Here are some notes from the two-day event:
US PRESSWIREBob Bowlsby said that "transformative change" needs to happen within the NCAA.
- Bowlsby's address: Big 12 commissioner Bob Bowlsby made headlines at his press conference by calling for NCAA reform, making strong remarks despite being on the job for just over a year. Bowlsby said it is time to consider a new "federation" of schools with like resources with perhaps separation by sport. "It's probably unrealistic to think that we can manage football and field hockey by the same set of rules," Bowlsby said. "I think some kind of reconfiguration of how we govern is in order." The commish said that "transformative change is going to have to happen" within the governance, and he essentially echoed what Mike Slive and John Swofford said at SEC Media Days and ACC Media Days, respectively.

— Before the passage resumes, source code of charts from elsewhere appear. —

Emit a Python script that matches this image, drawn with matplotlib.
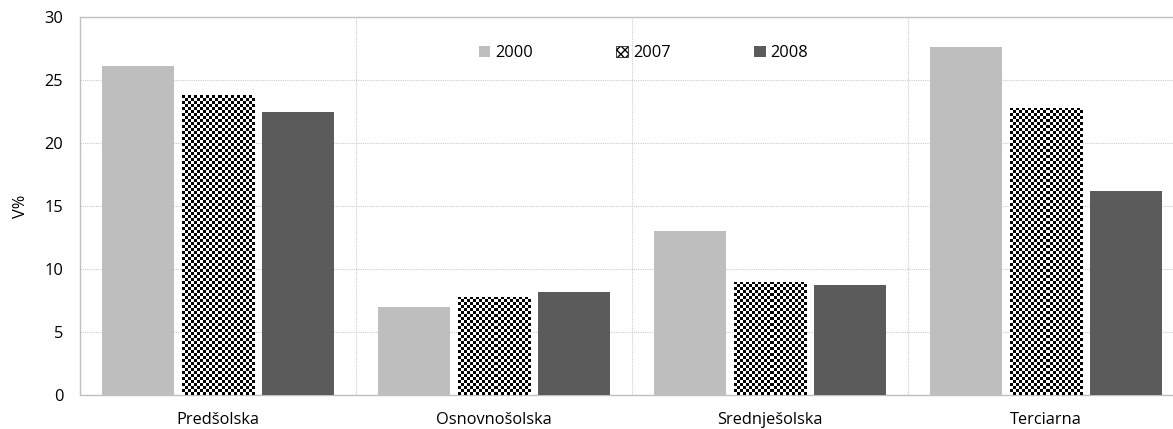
import numpy as np
import matplotlib
matplotlib.use("Agg")
import matplotlib.pyplot as plt
from matplotlib.patches import Patch

plt.rcParams['font.family'] = ['Open Sans', 'DejaVu Sans']

categories = ["Predšolska", "Osnovnošolska", "Srednješolska", "Terciarna"]
years = ["2000", "2007", "2008"]
v2000 = [26.1, 7.0, 13.0, 27.6]
v2007 = [23.8, 7.8, 9.0, 22.8]
v2008 = [22.5, 8.2, 8.7, 16.2]
yticks = [0, 5, 10, 15, 20, 25, 30]

fs = 11.8
fig = plt.figure(figsize=(11.73, 4.29), dpi=100)
ax = fig.add_axes([80/1173, 1-395/429, 1-80/1173, (395-17)/429])

x = np.arange(len(categories))
w = 0.262
off = 0.29
b1 = ax.bar(x - off, v2000, w, color="#bebebe", zorder=3)
b2 = ax.bar(x, v2007, w, color="white", zorder=3)
b3 = ax.bar(x + off, v2008, w, color="#5b5b5b", zorder=3)

xl = (-0.5, -0.5 + (1173-80)/276)
ax.set_xlim(*xl)
ax.set_ylim(0, 30)
ax.set_yticks(yticks)
ax.set_yticklabels([str(t) for t in yticks], fontsize=fs)
ax.set_xticks(x)
ax.set_xticklabels(categories, fontsize=fs)
ax.set_xticks(x[:-1] + 0.5, minor=True)
ax.tick_params(axis='both', which='both', length=0)
ax.tick_params(axis='x', pad=12)
ax.tick_params(axis='y', pad=12)
ax.grid(axis='y', which='major', linestyle=(0, (1, 1)), color="#cccccc", linewidth=0.8, zorder=0)
ax.grid(axis='x', which='minor', linestyle=(0, (1, 1)), color="#cccccc", linewidth=0.8, zorder=0)
for s in ['left', 'bottom', 'top']:
    ax.spines[s].set_color("#c0c0c0")
    ax.spines[s].set_linewidth(1.0)
ax.spines['right'].set_visible(False)
ax.set_ylabel("V%", fontsize=fs, labelpad=11)

# checkerboard fill for 2007 bars
fig.canvas.draw()
cell_px = 3.0
for bar in b2:
    bx, by = bar.get_x(), bar.get_y()
    bw, bh = bar.get_width(), bar.get_height()
    p0 = ax.transData.transform((bx, by))
    p1 = ax.transData.transform((bx + bw, by + bh))
    nx = max(1, int(round(abs(p1[0]-p0[0]) / cell_px)))
    ny = max(1, int(round(abs(p1[1]-p0[1]) / cell_px)))
    board = (np.indices((ny, nx)).sum(axis=0) % 2).astype(float)
    im = ax.imshow(board, cmap="gray", extent=(bx, bx + bw, by, by + bh),
                   interpolation="nearest", aspect="auto", zorder=3.5, vmin=0, vmax=1)
    im.set_clip_path(bar)
ax.set_xlim(*xl)
ax.set_ylim(0, 30)

handles = [Patch(facecolor="#bebebe"),
           Patch(facecolor="white", edgecolor="black", hatch="xxxx", linewidth=0.5),
           Patch(facecolor="#5b5b5b")]
ax.legend(handles, years, loc="upper center", bbox_to_anchor=(0.5155, 0.965), ncol=3,
          frameon=False, fontsize=fs, handlelength=0.7, handleheight=0.7,
          handletextpad=0.3, columnspacing=5.1)

fig.savefig("out.png", dpi=100)
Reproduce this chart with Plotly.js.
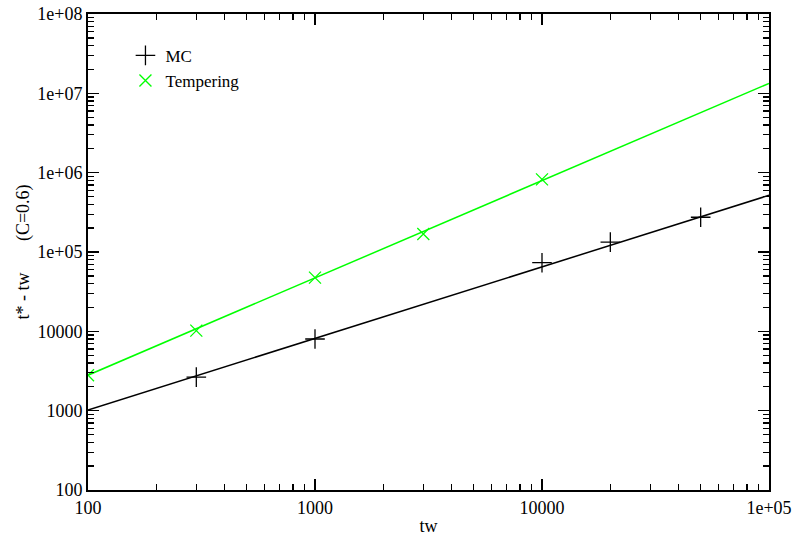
<!DOCTYPE html>
<html>
<head>
<meta charset="utf-8">
<script src="https://cdn.plot.ly/plotly-3.0.1.min.js"></script>
<style>html,body{margin:0;padding:0;background:#fff;}#chart{width:795px;height:536px;}</style>
</head>
<body>
<div id="chart"></div>
<script>
// Data
const mcX = [300, 1000, 10000, 20000, 50000];
const mcY = [2650, 8000, 73300, 133000, 274000];
const tempX = [100, 300, 1000, 3000, 10000];
const tempY = [2800, 10200, 47500, 168600, 824000];
// Fitted power-law lines (endpoints)
const fitX = [100, 100000];
const fitMC = [1020, 518000];
const fitTemp = [2800, 13370000];

const xTickVals = [100, 1000, 10000, 100000];
const xTickText = ["100", "1000", "10000", "1e+05"];
const yTickVals = [100, 1000, 10000, 1e5, 1e6, 1e7, 1e8];
const yTickText = ["100", "1000", "10000", "1e+05", "1e+06", "1e+07", "1e+08"];

function minorVals(majors) {
  const out = [];
  for (let i = 0; i < majors.length - 1; i++) {
    for (let k = 2; k <= 9; k++) out.push(majors[i] * k);
  }
  return out;
}

const fam = 'Liberation Serif, Times New Roman, serif';

const traces = [
  {x: fitX, y: fitMC, mode: 'lines', line: {color: '#000', width: 1.5}, showlegend: false, hoverinfo: 'skip'},
  {x: fitX, y: fitTemp, mode: 'lines', line: {color: '#00ff00', width: 1.5}, showlegend: false, hoverinfo: 'skip'},
  {x: mcX, y: mcY, mode: 'markers', name: 'MC',
   marker: {symbol: 'cross-thin-open', size: 14, color: '#000', line: {color: '#000', width: 1.3}}},
  {x: tempX, y: tempY, mode: 'markers', name: 'Tempering',
   marker: {symbol: 'x-thin-open', size: 12, color: '#00ff00', line: {color: '#00ff00', width: 1.3}}}
];

function axis(majors, text, range, title, standoff) {
  return {
    type: 'log', range: range, showgrid: false, zeroline: false,
    showline: true, linecolor: '#000', linewidth: 2, mirror: 'ticks',
    ticks: 'inside', ticklen: 11, tickwidth: 1.5, tickcolor: '#000',
    tickmode: 'array', tickvals: majors, ticktext: text,
    minor: {ticks: 'inside', tickmode: 'array', tickvals: minorVals(majors), ticklen: 6, tickwidth: 1.3, tickcolor: '#000', showgrid: false},
    tickfont: {family: fam, size: 18, color: '#000'},
    title: {text: title, font: {family: fam, size: 18, color: '#000'}, standoff: standoff}
  };
}

const layout = {
  width: 795, height: 536,
  margin: {l: 88, r: 26, t: 14, b: 46},
  paper_bgcolor: '#fff', plot_bgcolor: '#fff',
  font: {family: fam, size: 17, color: '#000'},
  showlegend: true,
  legend: {x: 0.055, y: 0.95, xanchor: 'left', yanchor: 'top', bgcolor: 'rgba(0,0,0,0)',
           font: {family: fam, size: 17, color: '#000'}, itemwidth: 30, tracegroupgap: 0},
  xaxis: axis(xTickVals, xTickText, [2, 5], 'tw', 3),
  yaxis: axis(yTickVals, yTickText, [2, 8], 't* - tw\u00a0\u00a0\u00a0\u00a0\u00a0\u00a0\u00a0(C=0.6)', 3)
};

Plotly.newPlot('chart', traces, layout, {displayModeBar: false, staticPlot: true});
</script>
</body>
</html>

Not only are proposed initiatives by larger schools not getting passed because schools with fewer resources don't vote them to pass, but the NCAA's governance structure also is just not in tune with reality. Strong words from Bowlsby as the future of the NCAA as we know it looks even murkier.
- Critical Weis: Second-year Kansas head coach Charlie Weis did not mince any words when he publicly criticized his team, saying that potential recruits should have no concern about getting playing time in Lawrence because of the type of players the Jayhawks have fielded over the years. "Have you looked at that pile of crap out there? Have you taken a look at that?," Weis asked reporters. "So if you don't think you can play here, where do you think you can play? It's a pretty simple approach." Was this the last Big 12 Media Days for the former Notre Dame head coach? At least he was honest in essentially reasoning why Kansas has a 21-game losing streak in Big 12 play.
- The old new Red Raider: Kliff Kingsbury experienced his first Big 12 Media Days as head coach at Texas Tech, where he returned after successful assistant stints at Houston and Texas A&M. While he didn't make any headlines with his comments, Kingsbury looked calm, cool and comfortable with the microphone and handled himself well in front of the large media gathering.
- Holgorsen on the attack: West Virginia head coach Dana Holgorsen certainly was not as low-key as Kingsbury, as the Mountaineers boss commented on Nick Saban's and Bret Bielema's criticism of the rise of the no-huddle offense. "Get over it, because it's not going to change," Holgorsen said. "It's going into the NFL, for crying out loud." Of course, Saban and Bielema have both made comments in the past about the fairness and safety, respectively, of the up-tempo style of offense.
- Controversy on the horizon?: Big 12 coordinator of officials Walt Anderson did not really do a great job in his explanations of rule changes for this year, which includes the targeting rule that now gives an automatic ejection to a player for targeting. In his press conference, a video of South Carolina defensive end Jadeveon Clowney's hit on Michigan running back Vincent Smith was shown, and Anderson said it was possible that Clowney could have been ejected based on the new rule. Referees are unquestionably going to have to deal with livid coaches and players at some point this year because of the subjectivity of the rule. The thought process in player safety is great, but the enforcement will be very difficult. Anderson said if a targeting penalty and ejection is overturned by replay, the player will be able to remain in the game but the penalty remains. Which doesn't make sense. At all.